"Money is only a tool. It will take you wherever you wish, but it will not replace you as the driver." - Ayn Rand
Budgeting is a proactive approach to managing one's finances by planning how money should be spent and saved. It ensures that we allocate portions of our income to essential expenses and savings, minimizing the risk of unnecessary spending. Saving, on the other hand, involves setting aside a portion of our income regularly to meet future expenses or goals. Together, budgeting and saving form the cornerstone of a stable financial foundation.
Key Concepts:
- Needs vs. Wants:
- Needs are essential for survival (e.g., food, shelter, clothing).
- Wants are non-essential but enhance quality of life (e.g., entertainment, luxury items).
- Zero-Based Budgeting:
- Every dollar is allocated a purpose (expense or saving).
- Income minus expenses should equal zero.
- 50/30/20 Rule:
- Allocate 50% of income to needs, 30% to wants, and 20% to savings and debt repayments.
Steps to Create a Budget:
- Track Income and Expenses: Understand how much you earn and where your money is going. This can be done using receipts, bank statements, or budgeting apps.
- Categorize Spending: Divide your spending into fixed and variable expenses.
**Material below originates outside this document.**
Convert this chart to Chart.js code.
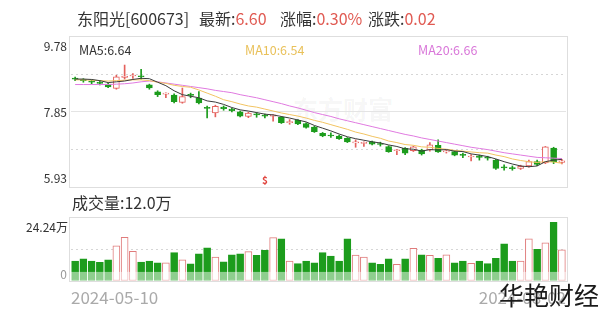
<!DOCTYPE html>
<html><head><meta charset="utf-8">
<script src="https://cdn.jsdelivr.net/npm/chart.js@4.4.1/dist/chart.umd.min.js"></script>
<style>
html,body{margin:0;padding:0;background:#fff;width:600px;height:313px;overflow:hidden;font-family:"Noto Sans CJK SC","Noto Sans",sans-serif;}
.t{position:absolute;white-space:nowrap;line-height:1;}
.r{color:#e05a52;}
#c1{position:absolute;left:0;top:0;}
#c2{position:absolute;left:0;top:190px;}
</style></head><body>
<div class="t" style="left:293px;top:96px;font-size:25px;color:rgba(0,0,0,0.05);font-weight:bold;">东方财富</div>
<canvas id="c1" width="600" height="190"></canvas>
<canvas id="c2" width="600" height="125"></canvas>
<div class="t" style="left:77px;top:10px;font-size:16px;color:#333">东阳光[600673]</div>
<div class="t" style="left:199px;top:10px;font-size:16px;color:#333">最新:<span class="r">6.60</span></div>
<div class="t" style="left:280px;top:10px;font-size:16px;color:#333">涨幅:<span class="r">0.30%</span></div>
<div class="t" style="left:368px;top:10px;font-size:16px;color:#333">涨跌:<span class="r">0.02</span></div>
<div class="t" style="left:79px;top:44px;font-size:12.5px;color:#333">MA5:6.64</div>
<div class="t" style="left:245px;top:44px;font-size:12.5px;color:#e9c15a">MA10:6.54</div>
<div class="t" style="left:418px;top:44px;font-size:12.5px;color:#d977d9">MA20:6.66</div>
<div class="t" style="left:72px;top:194px;font-size:16px;color:#333">成交量:12.0万</div>
<div class="t" style="left:499px;top:282px;font-size:25px;color:#1a1a1a;">华艳财经</div>
<script>
// ---- data ----
const dates = ["2024-05-10","2024-05-13","2024-05-14","2024-05-15","2024-05-16","2024-05-17","2024-05-20","2024-05-21","2024-05-22","2024-05-23","2024-05-24","2024-05-27","2024-05-28","2024-05-29","2024-05-30","2024-05-31","2024-06-03","2024-06-04","2024-06-05","2024-06-06","2024-06-07","2024-06-11","2024-06-12","2024-06-13","2024-06-14","2024-06-17","2024-06-18","2024-06-19","2024-06-20","2024-06-21","2024-06-24","2024-06-25","2024-06-26","2024-06-27","2024-06-28","2024-07-01","2024-07-02","2024-07-03","2024-07-04","2024-07-05","2024-07-08","2024-07-09","2024-07-10","2024-07-11","2024-07-12","2024-07-15","2024-07-16","2024-07-17","2024-07-18","2024-07-19","2024-07-22","2024-07-23","2024-07-24","2024-07-25","2024-07-26","2024-07-29","2024-07-30","2024-07-31","2024-08-01","2024-08-02"];
const openP = [8.72,8.69,8.65,8.60,8.57,8.46,8.74,8.78,8.78,8.55, 8.37,8.31,8.29,8.10,8.30,8.21,7.97,7.83,7.98,7.93, 7.86,7.74,7.80,7.77,7.75,7.72,7.58,7.64,7.56,7.47, 7.31,7.26,7.24,7.18,7.06,7.05,7.09,7.04,6.97,6.86, 6.92,6.86,6.88,6.88,7.00,6.83,6.84,6.77,6.70,6.73, 6.69,6.62,6.45,6.43,6.41,6.47,6.58,6.55,6.93,6.56];
const highP = [8.75,8.71,8.68,8.66,8.59,8.80,9.06,8.84,8.95,8.57, 8.40,8.35,8.32,8.47,8.34,8.38,8.01,8.03,8.01,7.95, 7.88,7.85,7.84,7.80,7.79,7.74,7.66,7.66,7.58,7.49, 7.33,7.32,7.26,7.20,7.14,7.09,7.11,7.08,6.99,6.89, 6.94,6.98,6.90,7.07,7.14,6.88,6.86,6.80,6.76,6.75, 6.72,6.64,6.50,6.47,6.49,6.62,6.62,6.97,6.95,6.64];
const lowP = [8.66,8.62,8.58,8.55,8.48,8.44,8.70,8.72,8.70,8.44, 8.25,8.22,8.09,8.08,8.22,8.06,7.70,7.73,7.90,7.86, 7.73,7.71,7.72,7.70,7.62,7.56,7.54,7.53,7.44,7.33, 7.22,7.20,7.15,7.07,6.95,6.97,7.01,6.98,6.82,6.76, 6.76,6.84,6.75,6.85,6.82,6.80,6.73,6.68,6.60,6.62, 6.62,6.38,6.36,6.36,6.38,6.44,6.48,6.53,6.53,6.52];
const closeP = [8.70,8.66,8.62,8.59,8.50,8.76,8.78,8.80,8.76,8.47, 8.30,8.34,8.12,8.25,8.28,8.09,7.95,8.00,7.94,7.89, 7.75,7.83,7.78,7.75,7.78,7.58,7.61,7.55,7.46,7.35, 7.24,7.24,7.17,7.09,7.09,7.07,7.03,7.02,6.84,6.88, 6.80,6.96,6.78,7.01,6.83,6.86,6.75,6.74,6.72,6.69, 6.67,6.41,6.42,6.40,6.46,6.58,6.51,6.96,6.58,6.60];
const ma5 = [8.70,8.70,8.69,8.66,8.61,8.63,8.65,8.69,8.72,8.71, 8.62,8.53,8.40,8.30,8.26,8.22,8.14,8.11,8.05,7.97, 7.91,7.88,7.84,7.80,7.78,7.74,7.70,7.65,7.60,7.51, 7.44,7.37,7.29,7.22,7.17,7.13,7.09,7.06,7.01,6.97, 6.91,6.90,6.85,6.89,6.88,6.89,6.85,6.84,6.78,6.75, 6.71,6.65,6.58,6.52,6.47,6.45,6.47,6.58,6.62,6.64];
const ma10 = [8.68,8.68,8.67,8.66,8.65,8.66,8.67,8.68,8.68,8.66, 8.62,8.59,8.54,8.51,8.49,8.42,8.34,8.26,8.17,8.12, 8.06,8.01,7.98,7.93,7.88,7.83,7.79,7.75,7.70,7.64, 7.59,7.53,7.47,7.41,7.34,7.29,7.23,7.18,7.11,7.07, 7.02,7.00,6.96,6.95,6.92,6.90,6.87,6.85,6.83,6.81, 6.80,6.75,6.71,6.65,6.61,6.58,6.56,6.58,6.57,6.54];
const ma20 = [8.56,8.56,8.56,8.56,8.56,8.57,8.58,8.60,8.63,8.65, 8.63,8.60,8.57,8.54,8.51,8.48,8.45,8.41,8.38,8.35, 8.30,8.26,8.22,8.17,8.12,8.07,8.01,7.96,7.90,7.84, 7.79,7.74,7.68,7.63,7.58,7.53,7.48,7.43,7.38,7.33, 7.28,7.24,7.19,7.15,7.11,7.07,7.03,6.99,6.95,6.92, 6.89,6.85,6.81,6.78,6.75,6.72,6.69,6.68,6.67,6.66];
const volume = [7.7,8.5,7.7,7.2,8.1,13.5,16.8,11.4,7.3,7.7, 7.0,7.0,10.9,8.1,6.6,10.5,12.8,9.2,7.4,10.1, 10.5,11.3,9.9,11.8,16.7,16.2,7.7,6.7,7.7,7.0, 10.9,9.6,7.7,16.2,10.0,9.2,7.0,6.4,8.5,6.4, 8.5,12.6,10.1,9.9,8.7,10.1,7.0,7.7,6.8,7.7, 6.7,8.7,14.3,7.7,7.7,16.2,12.2,14.7,22.6,12.0];
const priceTicks = [5.93, 7.855, 9.78];
const priceTickLabels = ["5.93", "7.85", "9.78"];
const volTicks = [0, 24.24];
const volTickLabels = ["0", "24.24万"];
const dividendIndex = 23;
const volFadeLevel = 3.5;

// ---- styles ----
const FONT = "'Noto Sans CJK SC','Noto Sans',sans-serif";
const GREEN = '#1c9c1c', RED = '#e4615c', VRED = '#e07b7b';
const up = closeP.map((c, i) => c >= openP[i]);

function frame(dl, dr) {
  return {
    id: 'frame' + dl,
    beforeDatasetsDraw(chart) {
      const a = chart.chartArea, c = chart.ctx;
      c.save(); c.strokeStyle = '#dedede'; c.lineWidth = 1;
      c.strokeRect(Math.round(a.left) - 0.5 - dl, Math.round(a.top) - 0.5, Math.round(a.right - a.left) + dl + dr, Math.round(a.bottom - a.top) + 1);
      c.restore();
    }
  };
}

const priceLabels = {
  id: 'priceLabels',
  afterDraw(chart) {
    const c = chart.ctx, y = chart.scales.y, a = chart.chartArea;
    c.save(); c.font = '12px ' + FONT; c.fillStyle = '#333'; c.textAlign = 'right';
    const base = ['bottom', 'middle', 'top'], off = [-3, 0, 3];
    priceTicks.forEach((v, i) => { c.textBaseline = base[i]; c.fillText(priceTickLabels[i], 67, y.getPixelForValue(v) + off[i]); });
    c.fillStyle = '#e0433c'; c.font = 'bold 10px ' + FONT; c.textAlign = 'center'; c.textBaseline = 'bottom';
    c.fillText('$', chart.scales.x.getPixelForValue(dividendIndex), a.bottom - 2);
    c.restore();
  }
};

const volLabels = {
  id: 'volLabels',
  afterDatasetsDraw(chart) {
    const c = chart.ctx, y = chart.scales.y, a = chart.chartArea;
    c.save(); c.fillStyle = 'rgba(255,255,255,0.5)';
    const yt = y.getPixelForValue(volFadeLevel);
    c.fillRect(a.left, yt, a.right - a.left, a.bottom - yt);
    c.restore();
  },
  afterDraw(chart) {
    const c = chart.ctx, y = chart.scales.y;
    c.save(); c.font = '12px ' + FONT; c.textAlign = 'right';
    c.fillStyle = '#999'; c.textBaseline = 'bottom'; c.fillText(volTickLabels[0], 67, y.getPixelForValue(volTicks[0]) - 1);
    c.fillStyle = '#333'; c.textBaseline = 'top'; c.fillText(volTickLabels[1], 68, y.getPixelForValue(volTicks[1]) + 3);
    c.restore();
  }
};

const priceGrid = [5.93, 6.8925, 7.855, 8.8175, 9.78];

new Chart(document.getElementById('c1'), {
  type: 'bar',
  data: {
    labels: dates,
    datasets: [
      { type: 'line', data: ma5, borderColor: '#3a3a3a', borderWidth: 1, pointRadius: 0, order: 0 },
      { type: 'line', data: ma10, borderColor: '#f2c462', borderWidth: 1, pointRadius: 0, order: 0 },
      { type: 'line', data: ma20, borderColor: '#e07ae0', borderWidth: 1, pointRadius: 0, order: 0 },
      { data: openP.map((o, i) => [o, closeP[i]]), backgroundColor: up.map(u => u ? '#fff' : GREEN), borderColor: up.map(u => u ? RED : GREEN), borderWidth: 1, borderSkipped: false, barThickness: 6, minBarLength: 1, grouped: false, order: 1 },
      { data: lowP.map((l, i) => [l, highP[i]]), backgroundColor: up.map(u => u ? RED : GREEN), borderWidth: 0, barThickness: 1, grouped: false, order: 2 }
    ]
  },
  options: {
    responsive: false, animation: false,
    layout: { padding: { left: 71, right: 34, top: 37, bottom: 3 } },
    plugins: { legend: { display: false }, tooltip: { enabled: false } },
    scales: {
      x: { type: 'category', offset: true, display: false },
      y: {
        min: 5.93, max: 9.78,
        afterBuildTicks: s => { s.ticks = priceGrid.map(v => ({ value: v })); },
        ticks: { display: false },
        grid: { drawTicks: false, color: ctx => (ctx.index === 0 || ctx.index === 4) ? 'rgba(0,0,0,0)' : (ctx.index === 2 ? '#e4e4e4' : '#d6d6d6') },
        border: { display: false, dash: ctx => ctx.index === 2 ? [] : [2, 3] }
      }
    }
  },
  plugins: [frame(1, 2), priceLabels]
});

new Chart(document.getElementById('c2'), {
  type: 'bar',
  data: {
    labels: dates,
    datasets: [
      { data: volume, backgroundColor: up.map(u => u ? '#fff' : GREEN), borderColor: up.map(u => u ? VRED : GREEN), borderWidth: 1, borderSkipped: false, barThickness: 7 }
    ]
  },
  options: {
    responsive: false, animation: false,
    layout: { padding: { left: 71, right: 34, top: 28, bottom: 1 } },
    plugins: { legend: { display: false }, tooltip: { enabled: false } },
    scales: {
      x: { type: 'category', offset: true, display: false },
      x2: {
        type: 'linear', position: 'bottom', min: 0, max: 1, offset: false,
        afterBuildTicks: s => { s.ticks = [{ value: 0 }, { value: 1 }]; },
        ticks: { align: 'inner', autoSkip: false, maxRotation: 0, padding: 6.3, color: '#aaa', font: { size: 17, family: FONT }, callback: (v, i) => i === 0 ? dates[0] : dates[dates.length - 1] },
        grid: { display: false, drawTicks: false, offset: false }, border: { display: false }
      },
      y: {
        min: 0, max: 24.24,
        afterBuildTicks: s => { s.ticks = [0, 12.12, 24.24].map(v => ({ value: v })); },
        ticks: { display: false },
        grid: { drawTicks: false, color: ctx => ctx.index === 1 ? '#d6d6d6' : 'rgba(0,0,0,0)' },
        border: { display: false, dash: [2, 3] }
      }
    }
  },
  plugins: [frame(1, 2), volLabels]
});
</script>
</body></html>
- Set Financial Goals: Define short-term (less than 1 year), medium-term (1-3 years), and long-term (more than 3 years) financial goals.
- Allocate Funds: Based on your goals, allocate funds to each category. Ensure that you've allocated for savings.
- Monitor and Adjust: Regularly review and adjust your budget as needed. Life changes, and so will your financial needs.
Tips for Effective Saving:
- Pay Yourself First: Treat your savings as a non-negotiable expense. Set aside a portion of your income as soon as you receive it.
- Emergency Fund: Aim to save three to six months' worth of living expenses for unexpected situations.
- Automate Savings: Use banking tools to automatically transfer funds to savings accounts.